**What the task requires**
Write out each line exactly as it stands, please.

►

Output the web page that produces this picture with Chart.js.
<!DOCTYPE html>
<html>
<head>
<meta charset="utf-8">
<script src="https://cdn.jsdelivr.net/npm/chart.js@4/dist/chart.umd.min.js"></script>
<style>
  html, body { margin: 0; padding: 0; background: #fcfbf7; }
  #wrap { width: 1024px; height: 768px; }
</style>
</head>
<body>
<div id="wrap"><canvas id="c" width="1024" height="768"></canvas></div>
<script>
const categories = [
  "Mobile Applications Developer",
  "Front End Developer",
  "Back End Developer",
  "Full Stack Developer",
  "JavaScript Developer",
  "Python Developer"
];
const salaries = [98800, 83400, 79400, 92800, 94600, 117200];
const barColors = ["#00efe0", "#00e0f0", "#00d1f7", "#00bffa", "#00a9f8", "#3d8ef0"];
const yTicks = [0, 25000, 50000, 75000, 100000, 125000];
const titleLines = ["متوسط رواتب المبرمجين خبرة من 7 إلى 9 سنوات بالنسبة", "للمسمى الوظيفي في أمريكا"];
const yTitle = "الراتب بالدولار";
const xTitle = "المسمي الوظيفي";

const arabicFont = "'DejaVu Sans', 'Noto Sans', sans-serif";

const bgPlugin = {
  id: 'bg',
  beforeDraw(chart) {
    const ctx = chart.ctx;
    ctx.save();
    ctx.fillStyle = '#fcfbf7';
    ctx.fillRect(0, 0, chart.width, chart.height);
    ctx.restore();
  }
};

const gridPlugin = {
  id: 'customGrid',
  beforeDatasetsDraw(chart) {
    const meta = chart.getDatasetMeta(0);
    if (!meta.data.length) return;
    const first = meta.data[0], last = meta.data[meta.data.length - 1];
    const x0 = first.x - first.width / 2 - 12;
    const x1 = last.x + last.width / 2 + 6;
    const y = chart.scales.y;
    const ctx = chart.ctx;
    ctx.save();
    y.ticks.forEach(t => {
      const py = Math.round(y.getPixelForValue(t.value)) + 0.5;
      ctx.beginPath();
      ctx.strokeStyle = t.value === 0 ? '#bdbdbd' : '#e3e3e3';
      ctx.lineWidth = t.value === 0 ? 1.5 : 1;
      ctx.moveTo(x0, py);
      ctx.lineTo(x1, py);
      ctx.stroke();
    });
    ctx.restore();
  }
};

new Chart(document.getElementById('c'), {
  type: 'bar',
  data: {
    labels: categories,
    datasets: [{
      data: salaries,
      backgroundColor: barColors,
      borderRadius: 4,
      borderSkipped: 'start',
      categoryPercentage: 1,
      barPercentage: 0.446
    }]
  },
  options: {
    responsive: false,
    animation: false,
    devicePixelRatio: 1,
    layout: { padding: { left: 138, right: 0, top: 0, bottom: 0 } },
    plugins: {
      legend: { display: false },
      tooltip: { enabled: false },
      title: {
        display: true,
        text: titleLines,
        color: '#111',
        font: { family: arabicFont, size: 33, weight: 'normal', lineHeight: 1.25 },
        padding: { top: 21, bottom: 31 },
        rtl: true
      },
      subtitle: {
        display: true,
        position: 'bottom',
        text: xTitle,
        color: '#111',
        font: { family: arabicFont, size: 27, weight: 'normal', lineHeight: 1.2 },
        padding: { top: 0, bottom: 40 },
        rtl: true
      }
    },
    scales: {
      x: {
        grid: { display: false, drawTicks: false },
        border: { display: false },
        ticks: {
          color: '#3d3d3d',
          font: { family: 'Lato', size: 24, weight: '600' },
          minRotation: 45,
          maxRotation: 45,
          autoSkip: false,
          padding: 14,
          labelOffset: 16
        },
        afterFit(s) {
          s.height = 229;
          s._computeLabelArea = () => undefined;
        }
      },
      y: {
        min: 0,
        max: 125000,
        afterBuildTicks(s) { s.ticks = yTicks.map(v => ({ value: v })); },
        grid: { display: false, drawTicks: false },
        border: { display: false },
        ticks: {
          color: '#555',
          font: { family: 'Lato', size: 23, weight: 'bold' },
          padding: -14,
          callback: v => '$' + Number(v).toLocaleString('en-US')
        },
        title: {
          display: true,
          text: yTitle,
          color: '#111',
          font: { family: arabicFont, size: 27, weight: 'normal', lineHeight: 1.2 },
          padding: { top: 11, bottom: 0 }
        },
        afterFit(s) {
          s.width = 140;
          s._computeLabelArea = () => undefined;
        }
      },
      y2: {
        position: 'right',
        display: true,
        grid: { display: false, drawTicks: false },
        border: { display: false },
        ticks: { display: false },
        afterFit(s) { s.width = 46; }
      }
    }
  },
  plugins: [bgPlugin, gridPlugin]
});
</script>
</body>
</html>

◄

**Written reply**
Output the web page that produces this picture with Chart.js.
<!DOCTYPE html>
<html>
<head>
<meta charset="utf-8">
<script src="https://cdn.jsdelivr.net/npm/chart.js@4/dist/chart.umd.min.js"></script>
<style>
  html, body { margin: 0; padding: 0; background: #fcfbf7; }
  #wrap { width: 1024px; height: 768px; }
</style>
</head>
<body>
<div id="wrap"><canvas id="c" width="1024" height="768"></canvas></div>
<script>
const categories = [
  "Mobile Applications Developer",
  "Front End Developer",
  "Back End Developer",
  "Full Stack Developer",
  "JavaScript Developer",
  "Python Developer"
];
const salaries = [98800, 83400, 79400, 92800, 94600, 117200];
const barColors = ["#00efe0", "#00e0f0", "#00d1f7", "#00bffa", "#00a9f8", "#3d8ef0"];
const yTicks = [0, 25000, 50000, 75000, 100000, 125000];
const titleLines = ["متوسط رواتب المبرمجين خبرة من 7 إلى 9 سنوات بالنسبة", "للمسمى الوظيفي في أمريكا"];
const yTitle = "الراتب بالدولار";
const xTitle = "المسمي الوظيفي";

const arabicFont = "'DejaVu Sans', 'Noto Sans', sans-serif";

const bgPlugin = {
  id: 'bg',
  beforeDraw(chart) {
    const ctx = chart.ctx;
    ctx.save();
    ctx.fillStyle = '#fcfbf7';
    ctx.fillRect(0, 0, chart.width, chart.height);
    ctx.restore();
  }
};

const gridPlugin = {
  id: 'customGrid',
  beforeDatasetsDraw(chart) {
    const meta = chart.getDatasetMeta(0);
    if (!meta.data.length) return;
    const first = meta.data[0], last = meta.data[meta.data.length - 1];
    const x0 = first.x - first.width / 2 - 12;
    const x1 = last.x + last.width / 2 + 6;
    const y = chart.scales.y;
    const ctx = chart.ctx;
    ctx.save();
    y.ticks.forEach(t => {
      const py = Math.round(y.getPixelForValue(t.value)) + 0.5;
      ctx.beginPath();
      ctx.strokeStyle = t.value === 0 ? '#bdbdbd' : '#e3e3e3';
      ctx.lineWidth = t.value === 0 ? 1.5 : 1;
      ctx.moveTo(x0, py);
      ctx.lineTo(x1, py);
      ctx.stroke();
    });
    ctx.restore();
  }
};

new Chart(document.getElementById('c'), {
  type: 'bar',
  data: {
    labels: categories,
    datasets: [{
      data: salaries,
      backgroundColor: barColors,
      borderRadius: 4,
      borderSkipped: 'start',
      categoryPercentage: 1,
      barPercentage: 0.446
    }]
  },
  options: {
    responsive: false,
    animation: false,
    devicePixelRatio: 1,
    layout: { padding: { left: 138, right: 0, top: 0, bottom: 0 } },
    plugins: {
      legend: { display: false },
      tooltip: { enabled: false },
      title: {
        display: true,
        text: titleLines,
        color: '#111',
        font: { family: arabicFont, size: 33, weight: 'normal', lineHeight: 1.25 },
        padding: { top: 21, bottom: 31 },
        rtl: true
      },
      subtitle: {
        display: true,
        position: 'bottom',
        text: xTitle,
        color: '#111',
        font: { family: arabicFont, size: 27, weight: 'normal', lineHeight: 1.2 },
        padding: { top: 0, bottom: 40 },
        rtl: true
      }
    },
    scales: {
      x: {
        grid: { display: false, drawTicks: false },
        border: { display: false },
        ticks: {
          color: '#3d3d3d',
          font: { family: 'Lato', size: 24, weight: '600' },
          minRotation: 45,
          maxRotation: 45,
          autoSkip: false,
          padding: 14,
          labelOffset: 16
        },
        afterFit(s) {
          s.height = 229;
          s._computeLabelArea = () => undefined;
        }
      },
      y: {
        min: 0,
        max: 125000,
        afterBuildTicks(s) { s.ticks = yTicks.map(v => ({ value: v })); },
        grid: { display: false, drawTicks: false },
        border: { display: false },
        ticks: {
          color: '#555',
          font: { family: 'Lato', size: 23, weight: 'bold' },
          padding: -14,
          callback: v => '$' + Number(v).toLocaleString('en-US')
        },
        title: {
          display: true,
          text: yTitle,
          color: '#111',
          font: { family: arabicFont, size: 27, weight: 'normal', lineHeight: 1.2 },
          padding: { top: 11, bottom: 0 }
        },
        afterFit(s) {
          s.width = 140;
          s._computeLabelArea = () => undefined;
        }
      },
      y2: {
        position: 'right',
        display: true,
        grid: { display: false, drawTicks: false },
        border: { display: false },
        ticks: { display: false },
        afterFit(s) { s.width = 46; }
      }
    }
  },
  plugins: [bgPlugin, gridPlugin]
});
</script>
</body>
</html>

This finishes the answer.